Cool Weather Coming? Big Yawn
Dogs do it. Cats do it. Even fish and guinea pigs do it. If the guy next to you at a dull meeting at work does it, chances are you will, too. But as common as it is to yawn, scientists have never quite been able to pin down why so many animals have the contagious habit of opening their mouths super-wide to take in and then exhale a deep breath. Now, a pair of researchers at Princeton say they have a clue.

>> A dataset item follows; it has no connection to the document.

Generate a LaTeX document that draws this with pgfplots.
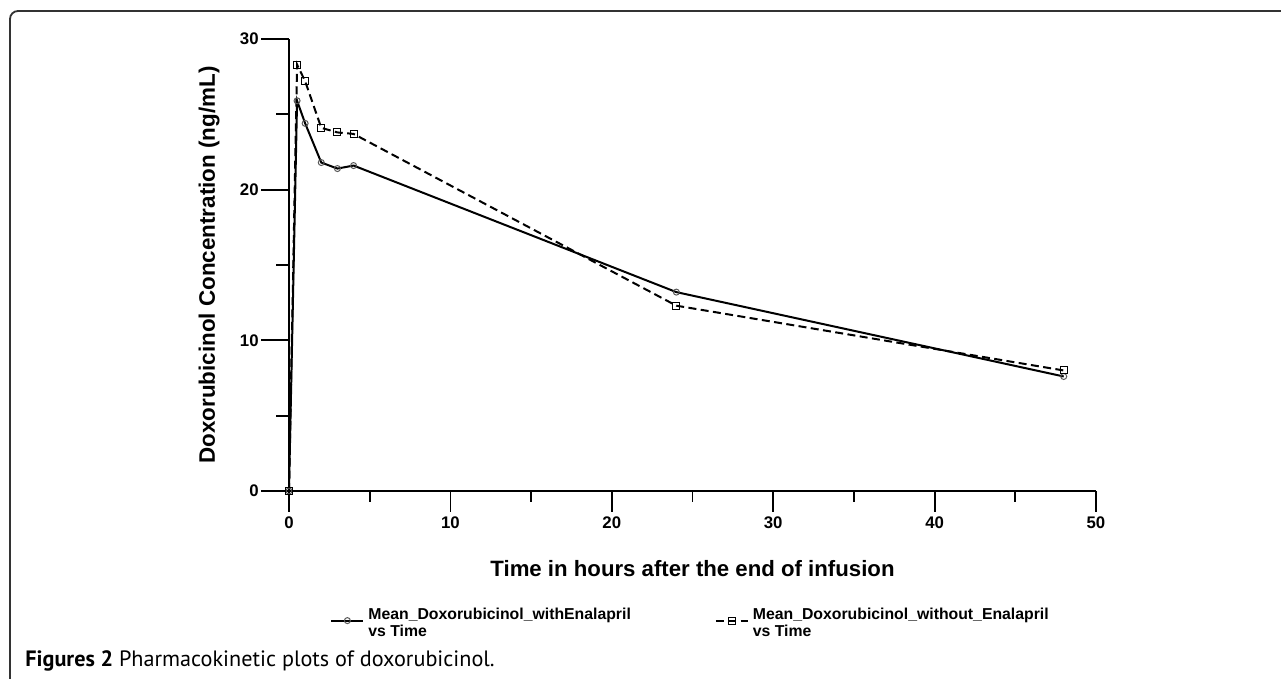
\documentclass[border=0pt]{standalone}
\usepackage{fontspec}
\setmainfont{Liberation Sans}
\newfontfamily\capfont{PT Sans}
\usepackage{pgfplots}
\pgfplotsset{compat=1.18}

% mean concentrations (ng/mL) vs time (h)
\pgfplotstableread{
t    c
0    0
0.5  25.9
1    24.4
2    21.8
3    21.4
4    21.6
24   13.2
48   7.6
}\withEna
\pgfplotstableread{
t    c
0    0
0.5  28.3
1    27.2
2    24.1
3    23.8
4    23.7
24   12.3
48   8.0
}\withoutEna

\pgfplotsset{
  common/.style={
    at={(144.5pt,94pt)}, anchor=south west,
    scale only axis, width=403.5pt, height=226pt,
    xmin=0, xmax=50, ymin=0, ymax=30,
    tick align=outside,
    axis line style={line width=1pt},
    every tick/.style={black, line width=0.9pt},
    /pgf/number format/assume math mode=true,
    ticklabel style={font=\fontsize{8.4}{9}\selectfont\bfseries},
  },
}

\begin{document}
\begin{tikzpicture}
\path[use as bounding box] (0,0) rectangle (640.5pt,339.5pt);
\draw[black!80, line width=0.9pt, rounded corners=4pt] (5pt,-1pt) -- (5pt,334pt) -- (642pt,334pt);

% y axis only
\begin{axis}[common,
  axis y line*=left, axis x line=none,
  ytick={0,10,20,30}, minor ytick={5,15,25},
  major tick length=14pt, minor tick length=6.5pt,
  yticklabel style={inner sep=1pt},
  ylabel={Doxorubicinol Concentration (ng/mL)},
  ylabel style={at={(axis description cs:-0.099,0.5)}, anchor=center,
    font=\fontsize{11.2}{13}\selectfont\bfseries},
]
\end{axis}

% x axis, data and legend
\begin{axis}[common,
  axis x line*=bottom, axis y line=none,
  xtick={0,10,20,30,40,50}, minor xtick={5,15,25,35,45},
  major tick length=10.5pt, minor tick length=5.5pt,
  xticklabel style={inner sep=2pt},
  xlabel={Time in hours after the end of infusion},
  xlabel style={at={(axis description cs:0.5,-0.19)}, anchor=base,
    font=\fontsize{11.1}{13}\selectfont\bfseries},
  clip=false,
  legend columns=2,
  legend image code/.code={
    \draw[mark repeat=2, mark phase=2, yshift=-2.5pt, #1] plot coordinates {(0pt,0pt) (8pt,0pt) (16pt,0pt)};},
  legend style={at={(axis description cs:0.0508,-0.25)}, anchor=north west,
    draw=none, fill=none, inner sep=0pt,
    font=\fontsize{7.9}{8}\selectfont\bfseries,
    cells={anchor=west},
    /tikz/every even column/.append style={column sep=40pt}},
]
\addplot[black, line width=1pt, mark=o, mark size=1.5pt,
  mark options={solid, draw=black!65, fill=white, line width=0.5pt}]
  table[x=t, y=c] {\withEna};
\addlegendentry{\begin{tabular}[t]{@{}l@{}}Mean\_Doxorubicinol\_withEnalapril\\vs Time\end{tabular}}
\addplot[black, line width=1pt, dash pattern=on 4pt off 2.2pt, mark=square, mark size=1.75pt,
  mark options={solid, draw=black, fill=white, line width=0.5pt}]
  table[x=t, y=c] {\withoutEna};
\addlegendentry{\begin{tabular}[t]{@{}l@{}}Mean\_Doxorubicinol\_without\_Enalapril\\vs Time\end{tabular}}
\end{axis}

\node[anchor=base west, inner sep=0pt, font=\capfont\fontsize{11.1}{13}\selectfont]
  at (12.5pt,6pt) {\textbf{Figures 2} Pharmacokinetic plots of doxorubicinol.};
\end{tikzpicture}
\end{document}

After conducting a study that showed the brain temperature of rats declining after they yawn, Andrew Gallup and Omar Eldakar tested the frequency of yawning in 160 people in Tucson, Arizona—80 in summer, 80 in winter. Their results showed we’re much more likely to yawn when the weather is cold than when it’s warm. This would tend to indicate that yawning serves a thermoregulatory function: When the air is chilly and we suck in a giant gulp of it, the heat exchange inside our heads cools down our brains. The act of yawning also increases blood flow to the brain via the stretching of our jaws (and, often, other parts of our bodies; the act of simultaneously yawning and stretching one’s extremities is known as “pandiculation,” a term politicians should fling about more often: “My opponent, a known pandiculator, would have you believe otherwise.”)
Gallup and Eldakar say yawning is counterproductive when the surrounding air is already warm; you can’t cool the brain down with hot air. In their experiments, half of all winter-studied subjects yawned when shown photos of other people yawning; in summer, less than a quarter of the subjects did. (Completely apropos of nothing, dogs yawn when presented with strangers who yawn, but not when those strangers merely open their mouths. Dogs also yawn when they’re confused, which is much of the time.)
The results of the research, funded by a grant from the National Institutes of Health, could help scientists better understand medical conditions whose symptoms include frequent yawning and thermoregulatory disfunction, such as epilepsy and muscular dystrophy.